Some-se o pra lá de enredado presidente da Câmara, Eduardo Cunha, e tem-se aí os três pemedebistas da linha sucessória da Presidência da República citados pelo líder do governo no Senado como potencialmente afetados pelas delações em curso na Lava-Jato. Qualquer decisão do Senado no sentido de reverter as prisões pecaria por flagrante ilegitimidade.
No despacho que autoriza a prisão do senador e do banqueiro, Teori Zavascki deixa claro que agiu para que não pairem dúvidas sobre a independência da Corte. Se o Ministério Público, de posse do grampo de Bernardo Cerveró, pedisse as prisões e o Supremo as negasse, o vazamento das gravações não tardaria. De protagonistas de uma operação que visa a por ia limpo a corrupção na Petrobras, os ministros do Supremo ficariam sob a suspeição de um acordo destinado a por panos quentes na inflamada República.
O risco de um vazamento desses fica claro quando Delcídio revela que André Esteves está de posse da íntegra da delação premiada de Cerveró a ser homologada por Teori. O despacho do ministro blinda o Supremo mas não isenta a força tarefa da responsabilidade de apurar os indícios do viçoso mercado de vazamentos da operação.
Delcídio Amaral não é apenas o primeiro senador da República a ser preso. Parlamentar com acesso ao gabinete presidencial, Delcídio é o líder que, até a madrugada anterior, negociara projetos de interesse do governo, como a repatriação de ativos. Não há dúvidas, portanto, que sua prisão afeta o governo Dilma Rousseff. Na escala de estilhaços, no entanto, o gabinete da presidente da República tem uma trinca lateral.
O mandado de Teori espraia para o PMDB um foco que no dia anterior, ficara excessivamente concentrado no ex-presidente Luiz Inácio Lula da Silva a partir da prisão do seu amigo, empresário José Carlos Bumlai, conterrâneo de Delcídio. Os negócios em questão nas prisões da semana ocorreram no governo Lula, ainda que, alguns deles, tivessem a atual presidente da República no conselho da Petrobras. Lula já escancarou a disposição de se distanciar daqueles tenham se envolvido - com ou sem seu aval - em traficância de interesse. Com a prisão de Bumlai e a pressão sobre Delcídio, um dos parlamentares mais próximos do ex-presidente, sua estratégia terá que se mostrar à prova de uma eventual delação premiada.

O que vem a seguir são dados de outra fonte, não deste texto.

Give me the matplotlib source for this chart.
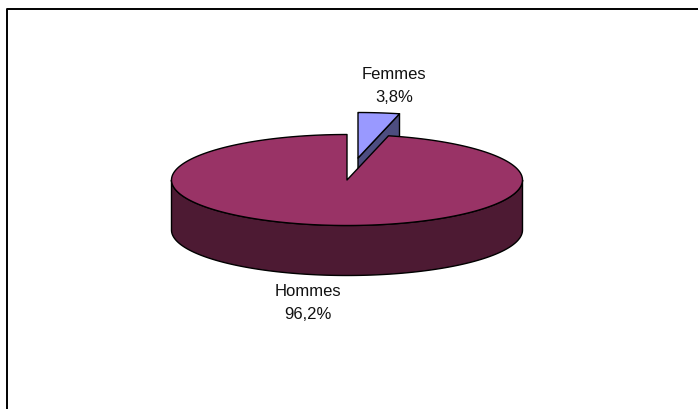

O avanço da operação sobre o entorno do ex-presidente, contém o fôlego de suas investidas sobre o governo Dilma, como aquela que se destinava a desestabilizar o ministro da Fazenda, Joaquim Levy, mas Lula não é o único a ter os movimentos contidos pela operação.
Se as prisões da semana trincaram o gabinete de Dilma e abriram o flanco da estratégia lulista, não parece haver dúvidas de que racharam ao meio a recidiva pemedebista pela mobilização de empresários e imprensa em torno um governo de transição capaz de implantar as reformas contidas na "Ponte para o futuro". Na descrição de um parlamentar envolvido na elaboração do documento, as propostas lá registradas não têm como ser implantadas por um governo eleito. Um presidente comprometido com a maioria do eleitorado não teria como levar a cabo a desindexação dos benefícios previdenciários do salário mínimo, a flexibilização das leis trabalhistas ou a desvinculação dos gastos orçamentários de educação e saúde.

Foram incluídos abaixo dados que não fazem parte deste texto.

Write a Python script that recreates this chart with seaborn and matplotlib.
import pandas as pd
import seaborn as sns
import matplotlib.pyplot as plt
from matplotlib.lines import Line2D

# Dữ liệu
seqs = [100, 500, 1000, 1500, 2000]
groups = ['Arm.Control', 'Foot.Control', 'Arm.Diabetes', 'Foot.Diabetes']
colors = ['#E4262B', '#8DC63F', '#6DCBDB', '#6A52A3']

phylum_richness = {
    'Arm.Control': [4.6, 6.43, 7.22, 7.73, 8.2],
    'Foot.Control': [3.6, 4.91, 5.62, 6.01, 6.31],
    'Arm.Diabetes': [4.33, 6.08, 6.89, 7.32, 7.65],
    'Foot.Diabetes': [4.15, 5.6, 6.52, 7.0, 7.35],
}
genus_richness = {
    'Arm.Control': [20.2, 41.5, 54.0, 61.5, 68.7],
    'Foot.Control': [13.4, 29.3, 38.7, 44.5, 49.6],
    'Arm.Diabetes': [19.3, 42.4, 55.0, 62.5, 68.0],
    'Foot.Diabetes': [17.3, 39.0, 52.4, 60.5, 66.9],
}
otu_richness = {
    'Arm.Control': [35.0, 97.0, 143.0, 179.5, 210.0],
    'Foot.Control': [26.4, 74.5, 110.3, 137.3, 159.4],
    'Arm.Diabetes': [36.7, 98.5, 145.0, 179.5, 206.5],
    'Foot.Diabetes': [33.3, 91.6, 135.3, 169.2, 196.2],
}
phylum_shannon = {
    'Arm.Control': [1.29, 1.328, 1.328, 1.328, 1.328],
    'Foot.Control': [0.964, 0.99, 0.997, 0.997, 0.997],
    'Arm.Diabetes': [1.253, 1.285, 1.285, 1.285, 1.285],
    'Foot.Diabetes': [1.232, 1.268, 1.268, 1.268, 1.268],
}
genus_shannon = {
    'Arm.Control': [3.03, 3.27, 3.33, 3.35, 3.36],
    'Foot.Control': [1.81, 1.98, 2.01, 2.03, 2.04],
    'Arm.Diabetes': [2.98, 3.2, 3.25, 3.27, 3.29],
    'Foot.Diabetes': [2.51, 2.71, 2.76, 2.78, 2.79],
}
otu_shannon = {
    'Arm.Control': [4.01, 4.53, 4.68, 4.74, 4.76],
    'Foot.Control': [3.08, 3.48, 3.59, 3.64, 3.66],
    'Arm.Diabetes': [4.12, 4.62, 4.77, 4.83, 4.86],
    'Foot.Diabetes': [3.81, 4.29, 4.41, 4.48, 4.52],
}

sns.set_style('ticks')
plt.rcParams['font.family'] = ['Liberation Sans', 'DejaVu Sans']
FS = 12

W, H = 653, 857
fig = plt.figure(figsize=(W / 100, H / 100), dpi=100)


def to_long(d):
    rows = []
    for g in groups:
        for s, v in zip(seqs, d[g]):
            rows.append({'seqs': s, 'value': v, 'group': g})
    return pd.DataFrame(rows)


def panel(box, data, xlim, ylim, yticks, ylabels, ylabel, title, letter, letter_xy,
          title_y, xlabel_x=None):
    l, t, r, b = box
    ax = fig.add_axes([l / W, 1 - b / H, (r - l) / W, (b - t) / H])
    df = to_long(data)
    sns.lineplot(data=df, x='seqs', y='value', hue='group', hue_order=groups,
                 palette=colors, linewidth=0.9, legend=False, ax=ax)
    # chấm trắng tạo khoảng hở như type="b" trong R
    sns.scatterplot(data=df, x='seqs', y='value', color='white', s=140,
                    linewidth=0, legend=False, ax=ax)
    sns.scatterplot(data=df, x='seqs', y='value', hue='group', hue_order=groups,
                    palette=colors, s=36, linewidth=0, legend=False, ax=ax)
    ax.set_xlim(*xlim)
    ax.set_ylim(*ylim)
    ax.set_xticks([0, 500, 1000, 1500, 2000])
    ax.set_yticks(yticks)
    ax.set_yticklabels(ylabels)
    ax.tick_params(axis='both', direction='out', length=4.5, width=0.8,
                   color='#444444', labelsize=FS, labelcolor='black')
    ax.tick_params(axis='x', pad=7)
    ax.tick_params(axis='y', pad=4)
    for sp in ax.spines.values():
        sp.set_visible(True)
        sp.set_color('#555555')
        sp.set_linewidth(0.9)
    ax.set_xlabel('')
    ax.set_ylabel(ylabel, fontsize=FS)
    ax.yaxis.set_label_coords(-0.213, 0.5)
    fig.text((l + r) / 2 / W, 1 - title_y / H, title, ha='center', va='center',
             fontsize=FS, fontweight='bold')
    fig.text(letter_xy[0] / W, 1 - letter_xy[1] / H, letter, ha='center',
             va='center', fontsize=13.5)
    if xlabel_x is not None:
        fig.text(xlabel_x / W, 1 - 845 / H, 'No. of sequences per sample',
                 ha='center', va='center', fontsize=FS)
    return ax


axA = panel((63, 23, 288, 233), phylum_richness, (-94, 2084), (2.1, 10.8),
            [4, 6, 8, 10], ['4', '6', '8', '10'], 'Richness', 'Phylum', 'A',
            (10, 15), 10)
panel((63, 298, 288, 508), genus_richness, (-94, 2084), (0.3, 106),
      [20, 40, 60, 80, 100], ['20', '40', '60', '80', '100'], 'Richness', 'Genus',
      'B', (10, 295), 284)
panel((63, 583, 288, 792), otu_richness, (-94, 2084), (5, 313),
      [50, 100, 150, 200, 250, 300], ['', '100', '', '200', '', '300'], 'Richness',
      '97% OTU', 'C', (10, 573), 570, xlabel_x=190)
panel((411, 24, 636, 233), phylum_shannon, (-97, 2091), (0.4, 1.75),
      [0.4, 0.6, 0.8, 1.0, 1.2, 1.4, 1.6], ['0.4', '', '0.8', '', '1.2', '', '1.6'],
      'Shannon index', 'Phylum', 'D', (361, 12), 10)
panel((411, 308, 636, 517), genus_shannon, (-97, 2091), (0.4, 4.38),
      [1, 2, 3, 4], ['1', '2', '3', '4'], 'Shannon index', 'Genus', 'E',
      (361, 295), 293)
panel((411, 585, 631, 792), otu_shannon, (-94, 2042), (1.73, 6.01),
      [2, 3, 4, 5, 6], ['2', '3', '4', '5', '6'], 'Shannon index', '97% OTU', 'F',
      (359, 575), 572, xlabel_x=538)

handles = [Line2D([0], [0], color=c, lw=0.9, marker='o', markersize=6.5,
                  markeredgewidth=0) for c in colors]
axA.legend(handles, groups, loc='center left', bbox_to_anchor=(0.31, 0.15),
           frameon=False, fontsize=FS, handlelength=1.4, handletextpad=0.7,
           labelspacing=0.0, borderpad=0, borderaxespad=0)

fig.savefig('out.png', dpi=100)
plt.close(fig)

Na arregimentação desse bloco pemedebista, a adoção do documento pelo que chama de "agentes políticos e econômicos" levaria a que, entre março e abril, quando os indicadores econômicos atingiriam o fosso, o Brasil estivesse, mais uma vez, pronto para despachar a presidente para casa, fosse pelo julgamento do TCU ou do TSE, desde que este optasse pelo entendimento de que o vice-presidente mantivera contas eleitorais em separado.
O movimento se propunha a desmontar o governo num momento em que o país se prepara para sediar evento internacional sob conjuntura de ameaça terrorista. A agenda pemedebista, que já tinha o tempo contra si, agora navega sem instrumentos e, principalmente, sem timoneiros. Num momento em que se imaginava prosperarem acordos de coxia, a Lava-jato renasceu repaginada pelo teatro. Com o apoio de 59 senadores, a toga levou a política para a ribalta.